11th Circuit Judge Criticizes Colleagues’ Response To Sexual Orientation Under Title VII

Kollman & Saucier
Kollman & Saucier
07/26/2018

On May 10, 2018, a three-judge panel on the Eleventh Circuit (which covers Alabama, Florida, and Georgia) affirmed dismissal of an employment discrimination lawsuit under Title VII of the Civil Rights Act of 1964.  Bostock v. Clayton Cnty. Bd. of Comm’rs, No. 17-13801 (11th Cir. May 10, 2018).  The panel concluded that, under Eleventh Circuit precedent, Title VII does not prohibit discrimination based on an employee’s sexual orientation.  Id. (“This circuit has previously held that ‘[d]ischarge for homosexuality is not prohibited by Title VII.”) (quoting Blum v. Golf Oil Corp., 597 F.2d 936, 938 (5th Cir. 1979)).  Blum was confirmed last year by Evans v. Ga. Reg’l Hosp., 850 F.3d 1248, 1256 (11th Cir. 2017), cert. denied, 138 S. Ct. 557 (2017).  The panel said its hands were tied absent Supreme Court direction to the contrary.

Bostock requested that the Eleventh Circuit rehear the case en banc.  On July 18, the court denied Bostock’s request.  Bostock v. Clayton Cnty. Bd. of Comm’rs, No. 17-13801 (11th Cir. July 18, 2018).

Two judges on the Eleventh Circuit, however, joined for a passionate dissent from that denial.  Circuit Judge Rosenbaum authored the dissent and was joined by Judge Jill Pryor.

In Judge Rosenbaum’s words, the issue in Bostock was “whether Title VII protects gay and lesbian individuals from discrimination because their sexual preferences do not conform to their employers’ views of whom individuals of their respective genders should love.”  Judge Rosenbaum opined that this issue “is indisputably en-banc-worthy.”  Judge Rosenbaum lambasted her colleagues for giving short shrift to the issue when other appellate courts have dedicated 163 pages (Zarda v. Altitude, Express, Inc., 883 F.3d 100 (2d Cir. 2018) (en banc)), and 69 pages (Hively v. Ivy Tech Cmty. Coll. of Ind., 853 F.3d 339 (7th Cir. 2017) (en banc)) to the issue.

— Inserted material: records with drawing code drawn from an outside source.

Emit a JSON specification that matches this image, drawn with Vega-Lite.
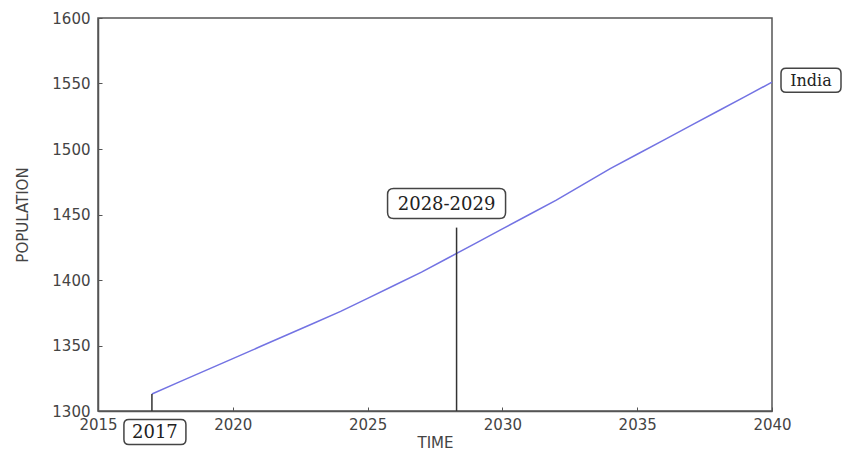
{
  "$schema": "https://vega.github.io/schema/vega-lite/v6.json",
  "autosize": "none",
  "width": 674,
  "height": 393,
  "padding": {"left": 98, "top": 18, "right": 71, "bottom": 39},
  "background": "white",
  "config": {
    "view": {"stroke": "#555", "strokeWidth": 1.5},
    "axis": {
      "grid": false,
      "domainColor": "#555",
      "domainWidth": 1.5,
      "tickColor": "#555",
      "tickSize": -4,
      "labelFlush": false,
      "labelFont": "DejaVu Sans",
      "labelFontSize": 15,
      "labelColor": "#444",
      "titleFont": "DejaVu Sans",
      "titleFontSize": 15,
      "titleFontWeight": "normal",
      "titleColor": "#444"
    }
  },
  "datasets": {
    "india": [
      {"year": 2017, "population": 1313},
      {"year": 2018, "population": 1322},
      {"year": 2019, "population": 1331},
      {"year": 2020, "population": 1340},
      {"year": 2021, "population": 1349},
      {"year": 2022, "population": 1358},
      {"year": 2023, "population": 1367},
      {"year": 2024, "population": 1376},
      {"year": 2025, "population": 1386},
      {"year": 2026, "population": 1396},
      {"year": 2027, "population": 1406},
      {"year": 2028, "population": 1417},
      {"year": 2029, "population": 1428},
      {"year": 2030, "population": 1439},
      {"year": 2031, "population": 1450},
      {"year": 2032, "population": 1461},
      {"year": 2033, "population": 1473},
      {"year": 2034, "population": 1485},
      {"year": 2035, "population": 1496},
      {"year": 2036, "population": 1507},
      {"year": 2037, "population": 1518},
      {"year": 2038, "population": 1529},
      {"year": 2039, "population": 1540},
      {"year": 2040, "population": 1551}
    ],
    "markers": [
      {"year": 2017, "from": 1300, "to": 1313},
      {"year": 2028.3, "from": 1300, "to": 1440}
    ],
    "notes": [
      {"label": "2017", "year": 2017, "population": 1300},
      {"label": "2028-2029", "year": 2028.3, "population": 1440},
      {"label": "India", "year": 2040, "population": 1551}
    ]
  },
  "encoding": {
    "x": {
      "field": "year",
      "type": "quantitative",
      "scale": {"domain": [2015, 2040], "nice": false, "zero": false},
      "axis": {"title": "TIME", "values": [2015, 2020, 2025, 2030, 2035, 2040], "format": "d", "labelPadding": 10, "titlePadding": 3}
    },
    "y": {
      "field": "population",
      "type": "quantitative",
      "scale": {"domain": [1300, 1600], "nice": false, "zero": false},
      "axis": {"title": "POPULATION", "values": [1300, 1350, 1400, 1450, 1500, 1550, 1600], "format": "d", "labelPadding": 12, "titlePadding": 21}
    }
  },
  "layer": [
    {
      "data": {"name": "india"},
      "mark": {"type": "line", "color": "#7373e3", "strokeWidth": 1.5},
      "encoding": {}
    },
    {
      "data": {"name": "markers"},
      "mark": {"type": "rule", "color": "#333", "strokeWidth": 1.5},
      "encoding": {
        "y": {"field": "from", "type": "quantitative"},
        "y2": {"field": "to"}
      }
    },
    {
      "data": {"name": "notes"},
      "transform": [{"filter": "datum.label === '2017'"}],
      "mark": {"type": "point", "filled": true, "fill": "white", "opacity": 1, "stroke": "#444", "strokeWidth": 1.5, "size": 4, "xOffset": 3, "yOffset": 21,
        "shape": "M-26,-12.5H26Q31,-12.5 31,-7.5V7.5Q31,12.5 26,12.5H-26Q-31,12.5 -31,7.5V-7.5Q-31,-12.5 -26,-12.5Z"},
      "encoding": {}
    },
    {
      "data": {"name": "notes"},
      "transform": [{"filter": "datum.label === '2028-2029'"}],
      "mark": {"type": "point", "filled": true, "fill": "white", "opacity": 1, "stroke": "#444", "strokeWidth": 1.5, "size": 4, "xOffset": -10, "yOffset": -24,
        "shape": "M-53,-15H53Q59,-15 59,-9V9Q59,15 53,15H-53Q-59,15 -59,9V-9Q-59,-15 -53,-15Z"},
      "encoding": {}
    },
    {
      "data": {"name": "notes"},
      "transform": [{"filter": "datum.label === 'India'"}],
      "mark": {"type": "point", "filled": true, "fill": "white", "opacity": 1, "stroke": "#444", "strokeWidth": 1.5, "size": 4, "xOffset": 39, "yOffset": -2,
        "shape": "M-25,-12H25Q30,-12 30,-7V7Q30,12 25,12H-25Q-30,12 -30,7V-7Q-30,-12 -25,-12Z"},
      "encoding": {}
    },
    {
      "data": {"name": "notes"},
      "transform": [{"filter": "datum.label === '2017'"}],
      "mark": {"type": "text", "font": "DejaVu Serif", "fontSize": 18, "color": "#222", "align": "center", "baseline": "middle", "dx": 3, "dy": 22},
      "encoding": {"text": {"field": "label"}}
    },
    {
      "data": {"name": "notes"},
      "transform": [{"filter": "datum.label === '2028-2029'"}],
      "mark": {"type": "text", "font": "DejaVu Serif", "fontSize": 18, "color": "#222", "align": "center", "baseline": "middle", "dx": -10, "dy": -23},
      "encoding": {"text": {"field": "label"}}
    },
    {
      "data": {"name": "notes"},
      "transform": [{"filter": "datum.label === 'India'"}],
      "mark": {"type": "text", "font": "DejaVu Serif", "fontSize": 16, "color": "#222", "align": "center", "baseline": "middle", "dx": 39, "dy": -1},
      "encoding": {"text": {"field": "label"}}
    }
  ]
}
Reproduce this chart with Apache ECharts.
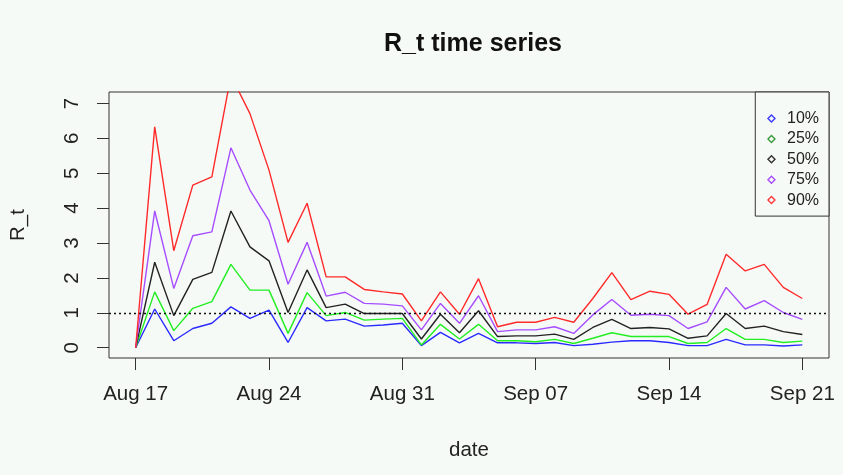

The dissent also sets forth a number of statistics showing the significance of the topic, including:  of the approximately 8 million Americans who identified as lesbian, gay, or bisexual in 2011, roughly 25% reported experiencing workplace discrimination because their sexual preferences did not match an employer’s expectations.

The Eleventh Circuit has previously held that the Supreme Court’s decision in Price Waterhouse v. Hopkins, 490 U.S. 228 (1989), meant that Title VII precludes discrimination against transgender individuals because they fail to conform to their employers’ stereotypes of how a member of the individual’s birth-assigned gender should act or feel.  See Glenn v. Brumby, 663 F.3d 1312 (11th Cir. 2011).  The majority who denied rehearing said that Bostock had not appealed his gender stereotyping claim.

Judge Rosenbuam continued:  “Yet rather than address this objectively en-banc-worthy issue, we instead cling to a 39-year-old precedent, Blum v. Gulf Oil Corp., 597 F.2d 936, 938 (5th Cir. 1979), that was decided ten years before Price Waterhouse v. Hopkins, 490 U.S. 228 (1989), the Supreme Court precedent that governs the issue and requires us to reach the opposite conclusion of Blum.”  “I cannot explain why a majority of our Court is content to rely on the precedential equivalent of an Edsel with a missing engine, when it comes to an issue that affects so many people.”

Bostock’s petition for certiorari to the Supreme Court is currently pending.